While 24 per cent of business-owners north of the Border expect conditions to worsen over the next quarter, a fifth believe they’ll get slightly worse, while only 11 per cent expect a big improvement.
Andrew McRae, FSB’s Scotland policy chair, said: “Over the summer, many Scottish smaller firms were grateful for the admittedly short window when trading was close to normal. As the nights have drawn in, policymakers have announced new restrictions and warned of the prospect of more. With many firms’ cash reserves already exhausted, it is little wonder many operators are fearful about the future.”
The FSB found that widespread disruption to the economy has cause revenue growth to fall, with more than half of the Scottish businesses surveyed reporting a drop – and a similar share expect them to fall next quarter.
On a UK-wide basis, a record one in four small firms reported having reduced headcounts over the past quarter, and nearly a third expect to do so over the coming three months.
However, Scottish firms are now on average slightly more optimistic than the UK average for the first time since the spring of 2019. The UK-wide index fell to -32.6 points, down 28 points on the previous quarter.
McRae later commented separately on the implementation of the Scottish government’s new lockdown strategy. He said: “The success of this new Scottish Government approach depends upon ministers wielding their powers like a scalpel not a hammer. Today’s changes look like a broadly proportionate response, but that’ll be of little comfort to firms facing new or renewed restrictions who face more tough decisions next week.
“However, the travel ban outlined by the First Minister has significant implications for many businesses, like rural firms dependent on visitors from the city.
“The First Minister has suggested that this new strategy is key to preventing a nationwide lockdown. It depends upon shutting down or restricting the activity significant number of Scottish firms. Therefore, we need to see razor-sharp communications from government at all levels, and sufficient financial support for the businesses facing hardship. A good start would be to extend their grant package to firms without business premises.”
The FSB also said that with this weekend cited as the final deadline for a breakthrough in UK-EU trade talks, more than half of UK exporters surveyed by FSB reported that sales are falling, and four in ten expect a drop in exports in the coming three months.

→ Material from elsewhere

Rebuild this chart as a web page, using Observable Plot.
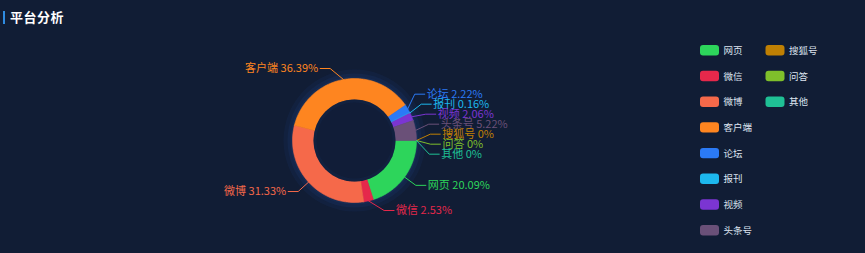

Mike Cherry, FSB’s national chair, said: “More than four years on from the EU referendum, Scottish small firms need clarity around what the end of the transition period will mean now more than ever. Negotiators on both sides must pull out all the stops to secure a deal, one that includes a substantial small business chapter outlining how the new agreement will help the firms that make up 99 per cent of the UK business community.”